Over 4 years you'd be at $23.51/hr, about 17% higher than you started at. For comparisons sake, if you put 4 years into a Red Seal Trade apprenticeship you'd typically start at around 50% of Journeyman rate and then increase up to full rate over 4 years or so - a 100% increase - and then you'd make that rate + benefits for the rest of your career, especially working for a union company.

My first job besides delivering newspapers was working at McDonald's. Minimum wage had scheduled increases that happened right after/at my annual review time, so my wage stayed at minimum wage for the over 4 years I worked there while they gave raises to others who started at the same time. That was really crappy and tbh kind of damaging to my sense of self economic worth - I wish I'd known better to just demand a proper raise like my peers received Or quit. Those raises people got back then in 1997/1998 were typically 25-50 cents per hour.

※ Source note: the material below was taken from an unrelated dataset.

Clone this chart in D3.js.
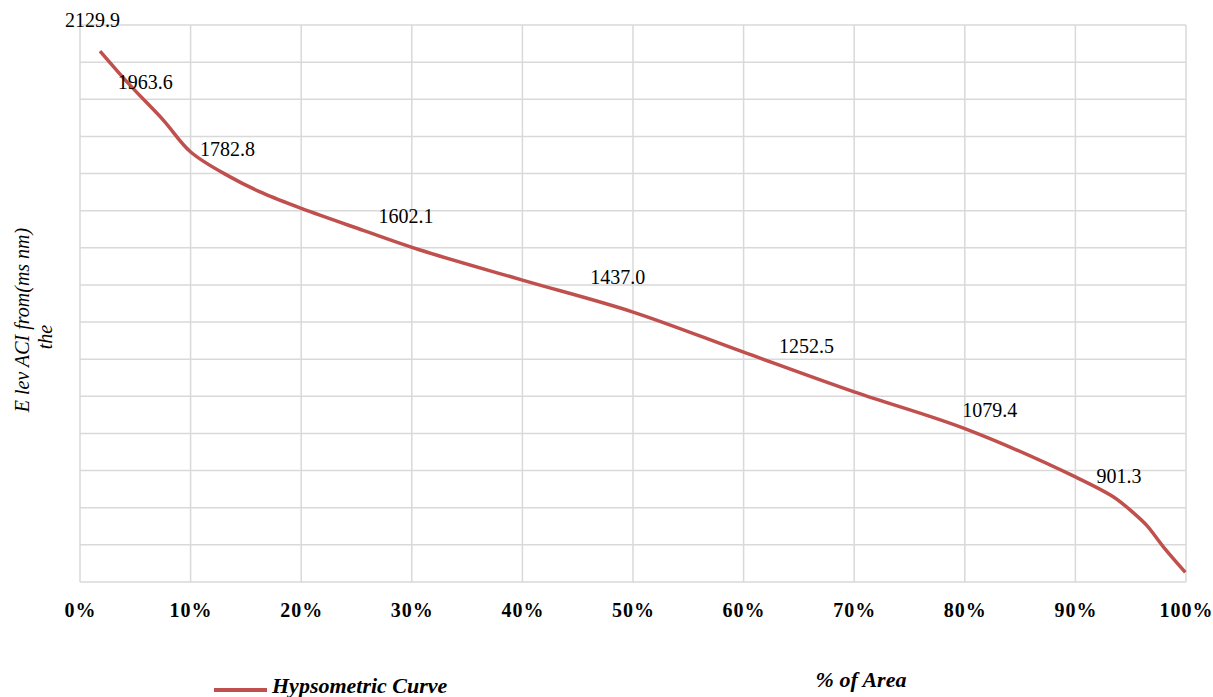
<!DOCTYPE html>
<html>
<head>
<meta charset="utf-8">
<script src="https://cdn.jsdelivr.net/npm/d3@7"></script>
<style>
  body { margin: 0; background: #fff; }
  svg { display: block; font-family: "Liberation Serif", "DejaVu Serif", serif; }
</style>
</head>
<body>
<div id="chart-area"></div>
<script>
// hypsometric curve
var areaPct = [1.81, 4.52, 7.53, 10.01, 13.57, 16.55, 20.01, 25.6, 30.75, 40.0,
    50.0, 60.0, 70.0, 80.0, 90.0, 93.45, 95.26, 96.47, 97.97, 99.94];
var elevation = [2129.9, 2038, 1944, 1858, 1791, 1747, 1706, 1647, 1594, 1513,
    1427, 1319, 1212, 1113, 983, 929, 886, 852, 794, 726];

// data labels (area %, elevation)
var labelArea = [1.13, 5.91, 13.34, 29.47, 48.61, 65.69, 82.26, 93.95];
var labelElev = [2129.9, 1963.6, 1782.8, 1602.1, 1437.0, 1252.5, 1079.4, 901.3];

var xTicks = [0, 10, 20, 30, 40, 50, 60, 70, 80, 90, 100];
var yGrid = d3.range(700, 2201, 100);

var margin = { left: 80, right: 27, top: 25, bottom: 115 };
var width = 1213 - margin.left - margin.right,
    height = 697 - margin.top - margin.bottom;

var svg = d3.select("#chart-area")
    .append("svg")
    .attr("width", 1213)
    .attr("height", 697);

var g = svg.append("g")
    .attr("transform", "translate(" + margin.left + "," + margin.top + ")");

var x = d3.scaleLinear().domain([0, 100]).range([0, width]);
var y = d3.scaleLinear().domain([700, 2200]).range([height, 0]);

var gridColor = "#d9d9d9";

// horizontal grid
g.append("g")
    .selectAll("line")
    .data(yGrid)
    .enter()
    .append("line")
    .attr("x1", 0)
    .attr("x2", width)
    .attr("y1", function (d) { return y(d); })
    .attr("y2", function (d) { return y(d); })
    .attr("stroke", gridColor)
    .attr("stroke-width", 1.5);

// vertical grid
g.append("g")
    .selectAll("line")
    .data(xTicks)
    .enter()
    .append("line")
    .attr("x1", function (d) { return x(d); })
    .attr("x2", function (d) { return x(d); })
    .attr("y1", 0)
    .attr("y2", height)
    .attr("stroke", gridColor)
    .attr("stroke-width", 1.5);

// x axis labels
var xAxisCall = d3.axisBottom(x)
    .tickValues(xTicks)
    .tickSize(0)
    .tickPadding(0)
    .tickFormat(function (d) { return d + "%"; });

var xAxis = g.append("g")
    .attr("class", "x axis")
    .attr("transform", "translate(0," + height + ")")
    .call(xAxisCall);
xAxis.select(".domain").remove();
xAxis.selectAll("text")
    .attr("y", 35)
    .attr("dy", 0)
    .attr("fill", "#000")
    .attr("font-family", "Liberation Serif, serif")
    .attr("font-size", "20px")
    .attr("font-weight", "bold")
    .attr("letter-spacing", "1px");

// the curve
var line = d3.line()
    .x(function (d, i) { return x(areaPct[i]); })
    .y(function (d) { return y(d); })
    .curve(d3.curveCatmullRom.alpha(0.5));

g.append("path")
    .datum(elevation)
    .attr("d", line)
    .attr("fill", "none")
    .attr("stroke", "#c0504d")
    .attr("stroke-width", 3.5)
    .attr("stroke-linejoin", "round");

// data labels
g.append("g")
    .selectAll("text")
    .data(labelElev)
    .enter()
    .append("text")
    .attr("x", function (d, i) { return x(labelArea[i]); })
    .attr("y", function (d) { return y(d) - 24; })
    .attr("text-anchor", "middle")
    .attr("font-size", "20px")
    .attr("fill", "#000")
    .text(function (d) { return d.toFixed(1); });

// y label (two lines)
var yLab = svg.append("text")
    .attr("transform", "translate(29,320) rotate(-90)")
    .attr("text-anchor", "middle")
    .attr("font-size", "20px")
    .attr("font-style", "italic")
    .attr("fill", "#000");
yLab.append("tspan").attr("x", 0).attr("y", 0).text("E lev ACI from(ms nm)");
yLab.append("tspan").attr("x", -17).attr("y", 23).text("the");

// x label
svg.append("text")
    .attr("x", 861)
    .attr("y", 687)
    .attr("text-anchor", "middle")
    .attr("font-size", "22px")
    .attr("font-weight", "bold")
    .attr("font-style", "italic")
    .attr("fill", "#000")
    .text("% of Area");

// legend
svg.append("line")
    .attr("x1", 214)
    .attr("x2", 267)
    .attr("y1", 690)
    .attr("y2", 690)
    .attr("stroke", "#c0504d")
    .attr("stroke-width", 4);

svg.append("text")
    .attr("x", 272)
    .attr("y", 693)
    .attr("font-size", "22px")
    .attr("font-weight", "bold")
    .attr("font-style", "italic")
    .attr("fill", "#000")
    .text("Hypsometric Curve");
</script>
</body>
</html>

Where I work now the raises I've given people have been more like 10-15% plus a new bonus structure that last year worked out to almost 19% for my personal bonus. But, it's the first time in my career I've worked at a company like this with lucrative products & services that's growing very quickly and can justify paying people very well for their jobs. Raises and bonuses like the ones we've given out here are Not average or normal. They only really happen in growing tech companies like ours.

At a friend's wife's job, where she's the Financial Controller (CPA) for a construction company, they have career plan paths worked out for all their new hire office staff for them to be able to double their starting pay in less than 5 years. That's Also fairly unheard of - typically people only get significant raises by finding a new job and negotiating higher starting pay for themselves.


All that said, 4% is better than 0.. but if you have an opportunity to shift gears into working in a different field where there are bigger raises, or contractual ones under a Union contract, then you may want to consider a new job/career.. otherwise 4 years from now you may earn 17% more than when you started vs. potentially 100% more by working in a different field and learning a different skill. Depends what options are available to you and what your aptitude for work is. This IS a time of great change in the employment market.. "The Great Resignation," as people quit jobs for higher pay elsewhere.. maybe prime time for you to consider other options & career paths that will pay you better if you can get the job.